Gen. Garcia brushes aside all these as propaganda by government's enemies. "What do you expect them to say?" he asks. "That they like us?"

Garcia says the rebels probably have two major sources of ammunition: captured equipment, as well as arms shipments from abroad. After all, he concedes, the rebels don't have factories churning out bullets in the scale of government's Bataan arsenal. The MILF had an armory in the old Camp Abubakar, but several reports indicate that, rather than the mass production of bullets, that armory was used more for the manufacture of rocket-propelled grenades that were not organic to the Armed Forces, and therefore harder to source.
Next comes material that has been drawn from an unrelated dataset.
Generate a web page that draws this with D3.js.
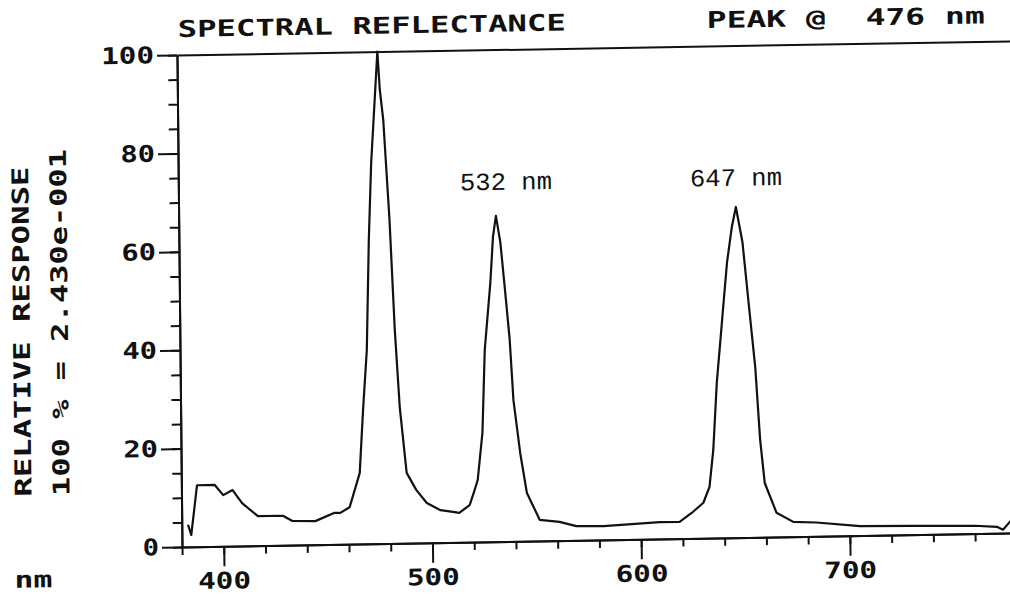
<html>
<head>
<script src="https://d3js.org/d3.v7.min.js"></script>
<style>
body { margin: 0; background: #fff; }
text { fill: #111; }
.axis path, .axis line { stroke: #111; stroke-width: 2; }
</style>
</head>
<body>
<svg width="1010" height="594"></svg>

<script>
// spectrum (nm, relative response %)
var wavelength = [383, 384.5, 387.5, 396, 400, 404.5, 409, 416.5, 428.5, 433, 444, 453, 456, 460.5,
  465.5, 467.5, 469.5, 471, 472.5, 476, 477, 478.5, 481, 483, 485, 488, 492.5, 497.5, 504, 510, 513,
  518, 520.5, 522, 524.5, 526, 529, 530.5, 532, 534, 536, 538, 539.5, 542.5, 545.5, 551.5, 561, 569,
  582, 609, 618.5, 625, 630, 633, 635, 637, 640, 642.5, 645, 647, 650, 652.5, 655.5, 657.5, 659.5,
  665, 673, 684, 705, 730, 760, 770.5, 773.4, 777];
var response = [4.5, 2.4, 12.5, 12.5, 10.4, 11.4, 8.7, 6.0, 6.0, 4.9, 4.8, 6.4, 6.4, 7.5,
  14.4, 27.8, 39.4, 61.8, 77.4, 100, 92.2, 86.1, 65.8, 43.4, 27.7, 14.3, 10.8, 8.1, 6.6, 6.2, 6.0,
  7.5, 10.6, 12.6, 22.2, 39.0, 52.6, 62.0, 66.2, 60.8, 51.1, 41.0, 28.7, 17.9, 9.8, 4.3, 3.8, 2.9,
  2.8, 3.4, 3.4, 5.4, 7.2, 10.4, 17.9, 31.5, 44.9, 56.0, 63.2, 67.2, 60.0, 48.3, 34.6, 19.8, 11.0,
  4.9, 3.0, 2.8, 1.9, 1.8, 1.6, 1.3, 0.7, 2.4];

var xMajor = [400, 500, 600, 700];
var yMajor = [0, 20, 40, 60, 80, 100];
var peakWl = [532, 647];
var peakLabels = ["532 nm", "647 nm"];
var title = "SPECTRAL REFLECTANCE";
var peakNote = "PEAK @  476 nm";
var yTitle1 = "RELATIVE RESPONSE";
var yTitle2 = "100 % = 2.430e-001";
var xUnit = "nm";

var svg = d3.select("svg");
var mono = "'DejaVu Sans Mono', monospace";

// the scanned plot sits slightly askew, so the whole frame is skewed a little
var g = svg.append("g").attr("transform", "matrix(1,-0.0169,0.0102,1,182,547)");

var xs = d3.scaleLinear().domain([380, 780]).range([0, 834.8]);
var ys = d3.scaleLinear().domain([0, 100]).range([0, -492]);

function stretch(sel, charW) {
  sel.attr("textLength", function() { return this.textContent.length * charW - 2; })
     .attr("lengthAdjust", "spacingAndGlyphs");
}

// minor ticks
g.append("g").attr("class", "axis")
  .call(d3.axisLeft(ys).tickValues(d3.range(0, 101, 5)).tickSize(9).tickSizeOuter(0).tickFormat(""));
g.append("g").attr("class", "axis")
  .call(d3.axisBottom(xs).tickValues(d3.range(380, 781, 20)).tickSize(8).tickSizeOuter(0).tickFormat(""));

// major ticks with labels
var yax = g.append("g").attr("class", "axis")
  .call(d3.axisLeft(ys).tickValues(yMajor).tickSize(20).tickPadding(3).tickSizeOuter(0));
var xax = g.append("g").attr("class", "axis")
  .call(d3.axisBottom(xs).tickValues(xMajor).tickSize(20).tickPadding(6).tickSizeOuter(0));
[yax, xax].forEach(function(ax) {
  ax.selectAll("text").style("font-family", mono).style("font-size", "23px").style("font-weight", "bold");
  stretch(ax.selectAll("text"), 18.3);
});

// top frame line
g.append("g").attr("class", "axis").attr("transform", "translate(0," + ys(100) + ")")
  .call(d3.axisTop(xs).tickValues([]).tickSizeOuter(0));

// the spectrum
var line = d3.line()
  .x(function(d, i) { return xs(wavelength[i]); })
  .y(function(d) { return ys(d); });
g.append("path").datum(response)
  .attr("d", line)
  .attr("fill", "none")
  .attr("stroke", "#111")
  .attr("stroke-width", 2.2)
  .attr("stroke-linejoin", "round");

// texts
function label(txt, x, y, len) {
  return g.append("text").text(txt)
    .attr("x", x).attr("y", y)
    .attr("textLength", len).attr("lengthAdjust", "spacingAndGlyphs")
    .style("font-family", mono).style("font-size", "23px").style("font-weight", "bold")
    .style("white-space", "pre");
}
label(title, 1, ys(100) - 18, 388);
label(peakNote, 530, ys(100) - 18, 278);
label(xUnit, -168, 38, 38);

label(yTitle1, 0, 0, 330).attr("transform", "translate(-150,-53) rotate(-90)");
label(yTitle2, 0, 0, 347).attr("transform", "translate(-112,-53) rotate(-90)");

var offs = [-35.6, -45.6];
peakWl.forEach(function(w, i) {
  g.append("text").text(peakLabels[i])
    .attr("x", xs(w) + offs[i]).attr("y", ys(71.5))
    .attr("textLength", 92).attr("lengthAdjust", "spacingAndGlyphs")
    .style("font-family", "'Liberation Mono', monospace").style("font-size", "25px");
});
</script>
</body>
</html>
Garcia's assertion, however, seems to fail on a simple test: volume. Theoretically, an M16 fires at a rate of 700 rounds a minute. On full automatic, the gun can empty a 30-round clip in less than 10 seconds. If the NPA, for instance, relied solely on the occasional raids for captured ammunition, it would never have had the firepower to go on a "regularization" program, as it did in the late 1980s, when it started forming company-sized units to confront the military in the battlefield. Even if rebels pick up bullets from dead soldiers, it would not amount to much. The regular combat load for a soldier is 320 rounds of ammunition. After a heated firefight, much of that load would have already been depleted.

Relying on imported ammunition, meanwhile, is more unwieldy and financially nonviable. The government itself has long stopped relying on imports, finding it much cheaper to produce its own bullets and guns locally, even under license.

Asked to explain how the rebels could have sustained three decades of fighting, Garcia himself seems at a loss. "That is what we have to find out, where they get their bullets."